═══ ITEMS ═══

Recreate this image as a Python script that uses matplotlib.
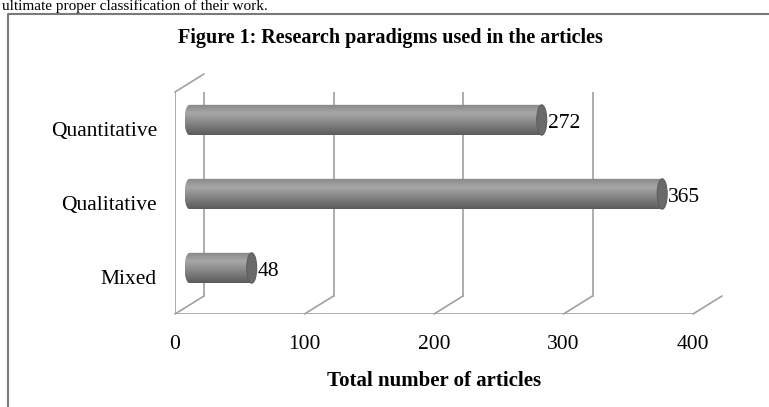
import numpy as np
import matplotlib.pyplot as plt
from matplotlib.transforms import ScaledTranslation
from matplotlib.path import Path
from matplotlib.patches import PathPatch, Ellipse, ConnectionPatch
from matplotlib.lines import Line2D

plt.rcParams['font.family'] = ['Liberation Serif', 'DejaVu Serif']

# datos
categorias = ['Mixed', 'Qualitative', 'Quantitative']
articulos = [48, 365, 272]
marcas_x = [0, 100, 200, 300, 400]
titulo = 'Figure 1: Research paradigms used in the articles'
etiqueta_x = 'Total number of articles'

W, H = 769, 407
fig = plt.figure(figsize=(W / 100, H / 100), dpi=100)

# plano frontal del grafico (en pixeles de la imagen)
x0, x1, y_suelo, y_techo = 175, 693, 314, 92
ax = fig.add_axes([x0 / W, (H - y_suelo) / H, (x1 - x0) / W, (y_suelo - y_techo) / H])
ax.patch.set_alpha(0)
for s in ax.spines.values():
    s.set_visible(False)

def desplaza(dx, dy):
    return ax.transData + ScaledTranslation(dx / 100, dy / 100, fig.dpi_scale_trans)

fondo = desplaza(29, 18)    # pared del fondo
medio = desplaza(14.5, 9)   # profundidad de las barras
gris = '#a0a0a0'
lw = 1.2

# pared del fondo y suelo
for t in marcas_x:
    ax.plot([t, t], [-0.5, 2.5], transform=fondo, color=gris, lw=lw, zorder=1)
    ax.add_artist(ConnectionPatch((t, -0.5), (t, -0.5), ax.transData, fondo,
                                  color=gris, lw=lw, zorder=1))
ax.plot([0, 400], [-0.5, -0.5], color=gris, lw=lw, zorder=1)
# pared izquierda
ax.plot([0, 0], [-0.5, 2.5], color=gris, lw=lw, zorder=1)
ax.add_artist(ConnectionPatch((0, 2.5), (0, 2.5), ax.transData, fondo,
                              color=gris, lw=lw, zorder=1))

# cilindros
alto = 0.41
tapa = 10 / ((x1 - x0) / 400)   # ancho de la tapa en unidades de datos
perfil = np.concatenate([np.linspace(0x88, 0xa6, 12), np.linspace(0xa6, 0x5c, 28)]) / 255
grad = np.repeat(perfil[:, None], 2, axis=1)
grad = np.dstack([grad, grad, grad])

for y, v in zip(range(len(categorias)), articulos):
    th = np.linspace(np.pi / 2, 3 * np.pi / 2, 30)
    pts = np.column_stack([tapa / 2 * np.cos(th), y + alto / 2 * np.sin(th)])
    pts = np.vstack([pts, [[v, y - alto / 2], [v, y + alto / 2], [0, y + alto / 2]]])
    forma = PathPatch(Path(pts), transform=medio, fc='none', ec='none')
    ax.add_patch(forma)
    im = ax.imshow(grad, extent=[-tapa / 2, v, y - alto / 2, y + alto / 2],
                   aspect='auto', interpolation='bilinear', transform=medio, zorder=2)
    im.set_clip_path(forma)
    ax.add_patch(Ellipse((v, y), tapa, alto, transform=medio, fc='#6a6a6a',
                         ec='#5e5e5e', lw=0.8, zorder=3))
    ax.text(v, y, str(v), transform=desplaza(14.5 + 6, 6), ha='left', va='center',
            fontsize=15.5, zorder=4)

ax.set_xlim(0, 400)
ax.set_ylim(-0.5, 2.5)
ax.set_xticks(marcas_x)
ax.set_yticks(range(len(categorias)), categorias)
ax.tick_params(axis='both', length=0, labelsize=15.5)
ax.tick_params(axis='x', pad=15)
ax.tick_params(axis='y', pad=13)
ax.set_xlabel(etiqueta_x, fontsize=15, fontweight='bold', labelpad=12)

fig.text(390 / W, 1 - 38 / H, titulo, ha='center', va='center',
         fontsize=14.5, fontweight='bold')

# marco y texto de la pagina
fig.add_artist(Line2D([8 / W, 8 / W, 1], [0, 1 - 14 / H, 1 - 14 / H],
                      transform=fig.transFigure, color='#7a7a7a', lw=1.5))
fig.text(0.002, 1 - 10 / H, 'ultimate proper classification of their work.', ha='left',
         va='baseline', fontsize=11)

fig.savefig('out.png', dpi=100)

═══
═══ ITEMS ═══

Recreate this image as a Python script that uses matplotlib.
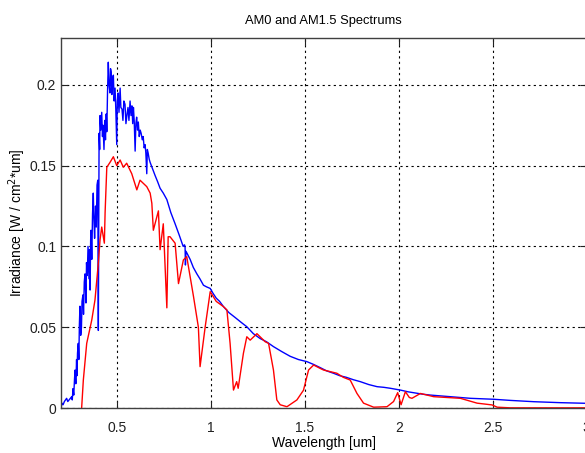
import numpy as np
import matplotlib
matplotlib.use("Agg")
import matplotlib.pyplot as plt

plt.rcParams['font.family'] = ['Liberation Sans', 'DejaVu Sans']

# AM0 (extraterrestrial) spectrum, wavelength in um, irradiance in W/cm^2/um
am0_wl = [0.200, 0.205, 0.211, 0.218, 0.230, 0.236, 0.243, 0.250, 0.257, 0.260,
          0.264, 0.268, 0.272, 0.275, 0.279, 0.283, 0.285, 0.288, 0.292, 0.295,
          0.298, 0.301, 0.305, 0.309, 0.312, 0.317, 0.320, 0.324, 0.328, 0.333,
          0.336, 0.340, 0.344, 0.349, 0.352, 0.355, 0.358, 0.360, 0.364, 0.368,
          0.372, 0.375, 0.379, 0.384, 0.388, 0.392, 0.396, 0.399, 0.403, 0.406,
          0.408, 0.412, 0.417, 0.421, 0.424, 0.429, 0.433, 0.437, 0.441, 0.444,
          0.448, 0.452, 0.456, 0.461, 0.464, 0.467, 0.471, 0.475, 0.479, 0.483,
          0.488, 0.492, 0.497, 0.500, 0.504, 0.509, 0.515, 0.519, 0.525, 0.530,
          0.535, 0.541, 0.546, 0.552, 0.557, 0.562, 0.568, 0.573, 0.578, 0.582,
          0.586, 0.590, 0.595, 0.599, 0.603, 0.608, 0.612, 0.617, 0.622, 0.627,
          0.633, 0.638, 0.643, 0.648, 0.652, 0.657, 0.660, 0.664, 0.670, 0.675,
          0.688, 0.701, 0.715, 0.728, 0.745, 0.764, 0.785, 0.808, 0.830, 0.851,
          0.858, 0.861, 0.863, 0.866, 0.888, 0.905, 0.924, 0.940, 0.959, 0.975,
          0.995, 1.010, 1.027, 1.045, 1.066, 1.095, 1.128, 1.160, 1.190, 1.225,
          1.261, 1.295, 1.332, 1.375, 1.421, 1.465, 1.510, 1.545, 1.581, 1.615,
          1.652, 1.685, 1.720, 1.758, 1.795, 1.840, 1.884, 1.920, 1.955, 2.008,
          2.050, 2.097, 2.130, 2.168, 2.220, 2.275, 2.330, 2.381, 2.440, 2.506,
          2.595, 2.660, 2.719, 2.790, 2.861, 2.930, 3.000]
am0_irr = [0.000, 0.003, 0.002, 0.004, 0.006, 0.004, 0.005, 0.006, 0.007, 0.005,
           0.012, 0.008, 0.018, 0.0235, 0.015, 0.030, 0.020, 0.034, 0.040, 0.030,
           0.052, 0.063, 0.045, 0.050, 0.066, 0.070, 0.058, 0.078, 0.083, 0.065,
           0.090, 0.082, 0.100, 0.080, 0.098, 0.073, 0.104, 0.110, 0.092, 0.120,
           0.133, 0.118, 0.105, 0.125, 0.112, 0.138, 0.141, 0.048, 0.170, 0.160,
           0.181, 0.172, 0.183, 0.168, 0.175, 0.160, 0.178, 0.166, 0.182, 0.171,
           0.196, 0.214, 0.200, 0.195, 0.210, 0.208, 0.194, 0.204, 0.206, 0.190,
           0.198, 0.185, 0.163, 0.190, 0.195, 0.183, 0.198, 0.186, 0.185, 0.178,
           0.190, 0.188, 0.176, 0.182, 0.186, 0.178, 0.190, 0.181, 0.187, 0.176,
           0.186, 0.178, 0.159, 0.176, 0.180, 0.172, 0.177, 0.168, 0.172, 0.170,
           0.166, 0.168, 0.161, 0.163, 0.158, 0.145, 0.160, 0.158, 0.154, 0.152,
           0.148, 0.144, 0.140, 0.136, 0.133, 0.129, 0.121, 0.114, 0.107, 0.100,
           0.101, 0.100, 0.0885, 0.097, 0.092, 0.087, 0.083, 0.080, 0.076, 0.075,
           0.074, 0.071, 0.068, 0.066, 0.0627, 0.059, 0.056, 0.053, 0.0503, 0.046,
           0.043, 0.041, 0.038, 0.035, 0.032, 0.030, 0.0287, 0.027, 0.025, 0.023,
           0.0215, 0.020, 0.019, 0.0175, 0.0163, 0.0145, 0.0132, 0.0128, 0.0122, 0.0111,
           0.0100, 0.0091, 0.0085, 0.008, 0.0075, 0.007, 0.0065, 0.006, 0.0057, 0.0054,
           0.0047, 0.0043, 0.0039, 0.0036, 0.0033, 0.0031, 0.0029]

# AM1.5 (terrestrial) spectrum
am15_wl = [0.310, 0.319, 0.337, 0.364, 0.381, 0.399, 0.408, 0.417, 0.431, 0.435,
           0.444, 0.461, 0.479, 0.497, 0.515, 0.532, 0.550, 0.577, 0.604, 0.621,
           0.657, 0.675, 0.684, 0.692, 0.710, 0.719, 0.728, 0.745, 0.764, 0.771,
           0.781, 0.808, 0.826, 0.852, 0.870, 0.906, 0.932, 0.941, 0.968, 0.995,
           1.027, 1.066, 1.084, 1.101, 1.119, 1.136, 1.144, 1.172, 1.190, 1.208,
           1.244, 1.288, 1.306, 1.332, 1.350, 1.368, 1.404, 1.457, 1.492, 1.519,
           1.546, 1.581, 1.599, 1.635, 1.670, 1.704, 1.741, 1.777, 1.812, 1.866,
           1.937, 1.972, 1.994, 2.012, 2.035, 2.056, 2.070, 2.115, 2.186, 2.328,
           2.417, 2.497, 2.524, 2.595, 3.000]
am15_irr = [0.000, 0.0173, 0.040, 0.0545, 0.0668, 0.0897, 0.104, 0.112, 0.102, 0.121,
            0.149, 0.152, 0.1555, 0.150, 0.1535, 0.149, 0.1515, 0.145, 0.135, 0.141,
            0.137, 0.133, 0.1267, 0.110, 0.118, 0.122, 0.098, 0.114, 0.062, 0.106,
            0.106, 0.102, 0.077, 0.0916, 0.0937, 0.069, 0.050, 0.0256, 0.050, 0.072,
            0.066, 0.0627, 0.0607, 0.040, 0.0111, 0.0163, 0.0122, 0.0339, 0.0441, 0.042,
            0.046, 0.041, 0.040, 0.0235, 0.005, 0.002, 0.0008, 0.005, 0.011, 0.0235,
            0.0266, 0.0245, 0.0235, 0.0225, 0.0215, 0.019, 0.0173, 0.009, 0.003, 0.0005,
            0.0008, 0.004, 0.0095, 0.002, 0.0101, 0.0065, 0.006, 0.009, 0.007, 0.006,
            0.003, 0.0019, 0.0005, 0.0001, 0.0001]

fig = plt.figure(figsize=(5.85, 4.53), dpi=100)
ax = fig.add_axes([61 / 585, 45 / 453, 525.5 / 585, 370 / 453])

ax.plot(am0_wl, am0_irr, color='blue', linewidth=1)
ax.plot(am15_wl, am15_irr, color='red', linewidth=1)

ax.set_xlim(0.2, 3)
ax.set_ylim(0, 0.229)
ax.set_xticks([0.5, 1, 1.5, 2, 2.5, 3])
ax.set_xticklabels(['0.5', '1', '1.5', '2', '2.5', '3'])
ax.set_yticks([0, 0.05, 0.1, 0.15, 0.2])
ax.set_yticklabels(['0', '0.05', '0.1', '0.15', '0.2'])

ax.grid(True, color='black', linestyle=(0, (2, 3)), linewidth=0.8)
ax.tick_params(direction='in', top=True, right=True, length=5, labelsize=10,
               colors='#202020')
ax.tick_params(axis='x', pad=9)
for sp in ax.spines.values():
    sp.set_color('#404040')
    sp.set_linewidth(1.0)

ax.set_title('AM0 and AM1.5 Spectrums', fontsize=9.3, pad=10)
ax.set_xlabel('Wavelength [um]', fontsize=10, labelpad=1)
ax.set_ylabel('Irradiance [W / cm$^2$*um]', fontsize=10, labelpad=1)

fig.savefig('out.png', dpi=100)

═══
═══ ITEMS ═══

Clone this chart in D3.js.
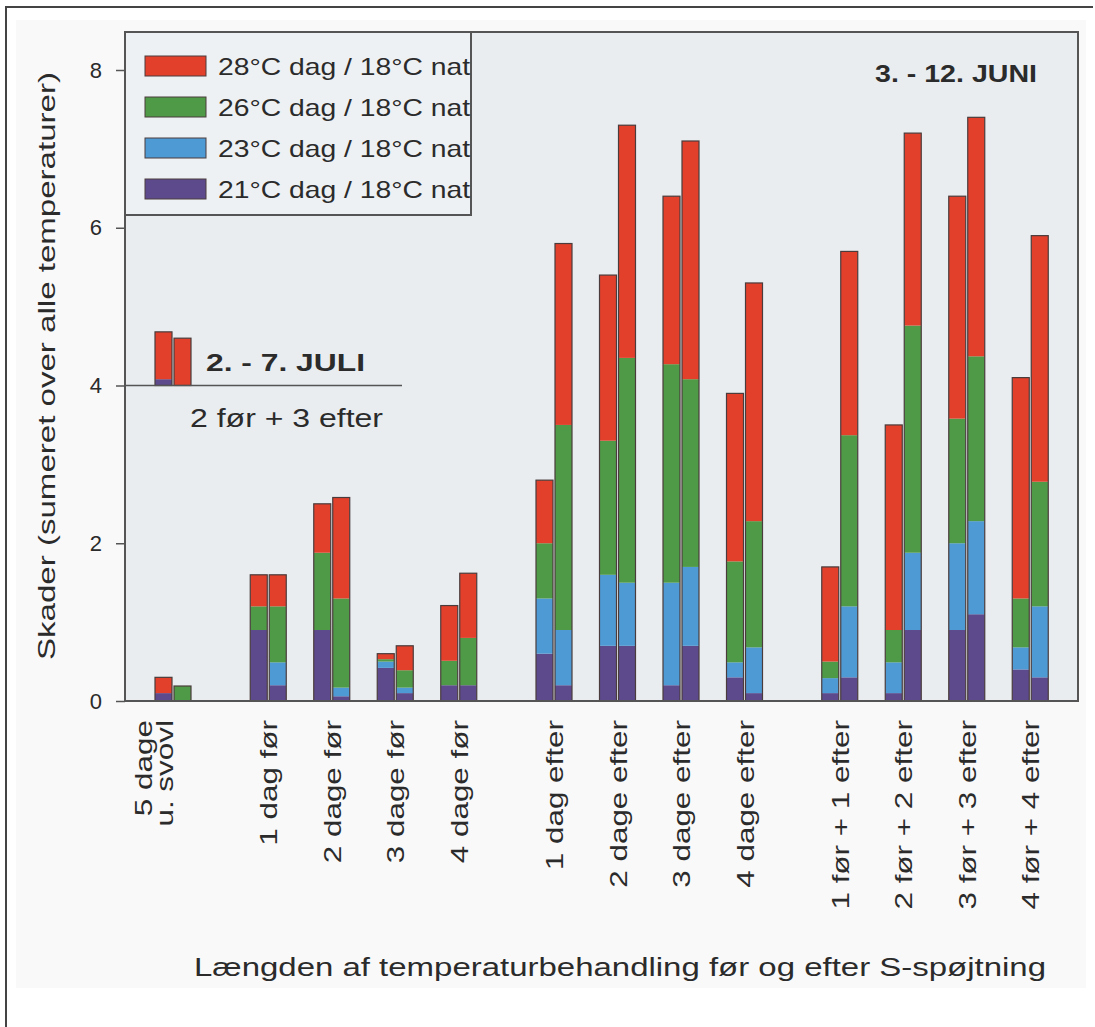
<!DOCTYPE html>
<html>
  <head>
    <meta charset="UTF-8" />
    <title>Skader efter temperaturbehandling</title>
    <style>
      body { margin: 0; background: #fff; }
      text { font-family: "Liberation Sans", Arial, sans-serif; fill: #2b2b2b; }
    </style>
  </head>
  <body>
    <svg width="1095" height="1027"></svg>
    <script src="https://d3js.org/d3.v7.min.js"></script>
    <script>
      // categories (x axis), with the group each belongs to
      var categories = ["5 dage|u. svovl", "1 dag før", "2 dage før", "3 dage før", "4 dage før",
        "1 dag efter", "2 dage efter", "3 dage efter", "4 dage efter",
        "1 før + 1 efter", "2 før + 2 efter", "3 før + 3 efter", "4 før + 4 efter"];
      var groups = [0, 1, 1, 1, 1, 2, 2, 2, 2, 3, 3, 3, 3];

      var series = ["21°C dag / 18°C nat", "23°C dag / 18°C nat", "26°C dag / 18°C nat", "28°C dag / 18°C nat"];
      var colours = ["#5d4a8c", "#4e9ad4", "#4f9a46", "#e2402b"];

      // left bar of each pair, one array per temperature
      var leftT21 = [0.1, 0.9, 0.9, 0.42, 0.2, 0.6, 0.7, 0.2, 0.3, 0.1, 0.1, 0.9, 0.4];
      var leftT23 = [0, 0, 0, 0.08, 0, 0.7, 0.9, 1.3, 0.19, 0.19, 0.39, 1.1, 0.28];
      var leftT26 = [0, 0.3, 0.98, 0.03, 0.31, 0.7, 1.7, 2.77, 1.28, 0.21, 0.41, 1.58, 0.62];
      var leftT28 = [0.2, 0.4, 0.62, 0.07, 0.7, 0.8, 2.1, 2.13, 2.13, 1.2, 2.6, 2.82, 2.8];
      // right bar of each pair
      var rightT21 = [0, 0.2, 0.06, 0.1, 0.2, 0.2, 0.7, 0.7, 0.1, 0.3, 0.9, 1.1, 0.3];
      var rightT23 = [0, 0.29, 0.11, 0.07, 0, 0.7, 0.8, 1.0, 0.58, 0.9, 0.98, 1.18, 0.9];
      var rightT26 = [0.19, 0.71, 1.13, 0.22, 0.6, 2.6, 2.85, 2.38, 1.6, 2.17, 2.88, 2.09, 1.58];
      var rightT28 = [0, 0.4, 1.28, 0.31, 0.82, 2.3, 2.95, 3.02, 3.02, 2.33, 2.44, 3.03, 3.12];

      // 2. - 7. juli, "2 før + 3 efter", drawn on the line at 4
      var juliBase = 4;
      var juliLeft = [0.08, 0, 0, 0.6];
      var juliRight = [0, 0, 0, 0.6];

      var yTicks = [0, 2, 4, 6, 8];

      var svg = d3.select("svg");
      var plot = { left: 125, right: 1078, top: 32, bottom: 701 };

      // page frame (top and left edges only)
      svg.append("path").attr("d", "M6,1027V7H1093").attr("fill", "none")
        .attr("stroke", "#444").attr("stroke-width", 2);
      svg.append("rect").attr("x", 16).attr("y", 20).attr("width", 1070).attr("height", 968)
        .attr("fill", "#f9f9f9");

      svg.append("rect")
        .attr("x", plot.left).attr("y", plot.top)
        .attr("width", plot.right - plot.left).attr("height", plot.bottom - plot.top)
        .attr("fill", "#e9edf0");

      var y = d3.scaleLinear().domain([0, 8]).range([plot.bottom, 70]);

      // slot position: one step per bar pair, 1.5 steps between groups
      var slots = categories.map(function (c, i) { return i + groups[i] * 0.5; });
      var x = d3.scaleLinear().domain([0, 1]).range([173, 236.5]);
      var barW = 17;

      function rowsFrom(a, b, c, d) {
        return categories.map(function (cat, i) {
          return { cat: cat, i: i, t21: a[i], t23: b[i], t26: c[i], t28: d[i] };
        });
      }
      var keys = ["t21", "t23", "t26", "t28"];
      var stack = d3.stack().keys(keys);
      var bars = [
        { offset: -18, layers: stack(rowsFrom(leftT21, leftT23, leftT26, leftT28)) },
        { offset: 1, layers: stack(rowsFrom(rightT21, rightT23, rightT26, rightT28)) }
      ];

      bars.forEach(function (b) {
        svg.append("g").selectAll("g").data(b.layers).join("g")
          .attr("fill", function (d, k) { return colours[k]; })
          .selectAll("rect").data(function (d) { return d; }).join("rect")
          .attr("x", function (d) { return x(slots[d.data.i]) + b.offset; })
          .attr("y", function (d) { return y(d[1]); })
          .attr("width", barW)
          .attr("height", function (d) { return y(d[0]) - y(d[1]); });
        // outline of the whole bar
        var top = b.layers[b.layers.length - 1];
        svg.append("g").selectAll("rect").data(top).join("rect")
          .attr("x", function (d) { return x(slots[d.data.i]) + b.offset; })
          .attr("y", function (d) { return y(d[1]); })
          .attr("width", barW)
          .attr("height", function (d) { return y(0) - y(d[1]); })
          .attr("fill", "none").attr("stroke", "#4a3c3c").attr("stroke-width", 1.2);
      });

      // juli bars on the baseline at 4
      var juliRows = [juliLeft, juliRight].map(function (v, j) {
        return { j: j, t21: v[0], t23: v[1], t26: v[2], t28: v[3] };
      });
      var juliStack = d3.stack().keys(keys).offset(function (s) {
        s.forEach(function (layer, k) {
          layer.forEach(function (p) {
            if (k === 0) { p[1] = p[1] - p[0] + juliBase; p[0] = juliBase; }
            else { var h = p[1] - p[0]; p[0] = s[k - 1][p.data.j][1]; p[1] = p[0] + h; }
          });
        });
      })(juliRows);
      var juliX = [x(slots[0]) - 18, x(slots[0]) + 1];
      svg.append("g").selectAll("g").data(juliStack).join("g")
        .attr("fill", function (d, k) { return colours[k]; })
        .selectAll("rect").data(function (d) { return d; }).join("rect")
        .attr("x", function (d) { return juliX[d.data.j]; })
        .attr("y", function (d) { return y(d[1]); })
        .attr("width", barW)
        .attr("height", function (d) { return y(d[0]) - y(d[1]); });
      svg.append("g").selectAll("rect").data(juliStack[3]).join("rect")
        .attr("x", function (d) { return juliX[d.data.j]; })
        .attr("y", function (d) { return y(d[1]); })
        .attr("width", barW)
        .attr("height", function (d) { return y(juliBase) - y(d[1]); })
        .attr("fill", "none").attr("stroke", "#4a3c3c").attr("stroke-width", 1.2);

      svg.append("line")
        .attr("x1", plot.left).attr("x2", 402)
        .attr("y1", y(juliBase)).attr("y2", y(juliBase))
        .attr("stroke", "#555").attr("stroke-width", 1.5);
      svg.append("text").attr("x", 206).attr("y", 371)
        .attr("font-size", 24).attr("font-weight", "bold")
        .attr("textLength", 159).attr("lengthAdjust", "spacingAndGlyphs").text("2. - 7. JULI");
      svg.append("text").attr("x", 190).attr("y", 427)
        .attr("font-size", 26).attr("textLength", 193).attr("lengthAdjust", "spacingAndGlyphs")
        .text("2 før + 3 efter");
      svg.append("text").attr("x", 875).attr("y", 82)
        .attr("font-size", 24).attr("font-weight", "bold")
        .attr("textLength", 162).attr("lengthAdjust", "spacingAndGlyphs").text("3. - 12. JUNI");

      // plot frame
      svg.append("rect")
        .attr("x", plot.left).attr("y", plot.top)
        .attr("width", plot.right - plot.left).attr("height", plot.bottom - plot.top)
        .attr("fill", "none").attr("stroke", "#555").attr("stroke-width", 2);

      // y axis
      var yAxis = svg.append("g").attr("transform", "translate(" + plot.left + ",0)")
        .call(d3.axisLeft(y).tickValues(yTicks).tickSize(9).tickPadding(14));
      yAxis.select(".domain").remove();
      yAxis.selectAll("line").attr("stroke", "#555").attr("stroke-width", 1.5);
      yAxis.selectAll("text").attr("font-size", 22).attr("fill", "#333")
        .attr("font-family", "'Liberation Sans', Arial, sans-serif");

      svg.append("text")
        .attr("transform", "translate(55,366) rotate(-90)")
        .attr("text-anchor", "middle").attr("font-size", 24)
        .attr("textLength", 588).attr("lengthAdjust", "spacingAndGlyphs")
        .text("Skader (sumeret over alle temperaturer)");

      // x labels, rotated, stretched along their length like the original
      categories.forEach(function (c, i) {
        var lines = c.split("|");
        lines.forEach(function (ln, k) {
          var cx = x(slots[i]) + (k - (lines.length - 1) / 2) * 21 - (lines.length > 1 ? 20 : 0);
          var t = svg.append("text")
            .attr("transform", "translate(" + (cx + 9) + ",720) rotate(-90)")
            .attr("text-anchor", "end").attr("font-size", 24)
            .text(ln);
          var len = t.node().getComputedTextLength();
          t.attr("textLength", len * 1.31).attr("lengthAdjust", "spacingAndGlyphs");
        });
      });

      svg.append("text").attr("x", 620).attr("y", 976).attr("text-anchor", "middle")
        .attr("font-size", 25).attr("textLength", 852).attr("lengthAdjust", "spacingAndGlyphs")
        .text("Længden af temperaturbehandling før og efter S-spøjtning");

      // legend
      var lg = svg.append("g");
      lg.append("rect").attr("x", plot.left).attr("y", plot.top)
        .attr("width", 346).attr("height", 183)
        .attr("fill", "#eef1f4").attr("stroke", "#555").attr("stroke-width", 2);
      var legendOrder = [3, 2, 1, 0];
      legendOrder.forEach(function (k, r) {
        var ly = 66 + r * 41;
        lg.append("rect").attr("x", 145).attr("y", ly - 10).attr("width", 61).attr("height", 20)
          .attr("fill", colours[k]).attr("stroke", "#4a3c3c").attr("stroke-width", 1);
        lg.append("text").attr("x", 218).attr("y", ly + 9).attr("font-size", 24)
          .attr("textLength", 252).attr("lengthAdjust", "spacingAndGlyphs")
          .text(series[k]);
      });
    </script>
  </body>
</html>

═══

■ EXERCISE: Say, as a bare number, how many lines in the entries above include the string "script".

■ TASK SOLUTION: 5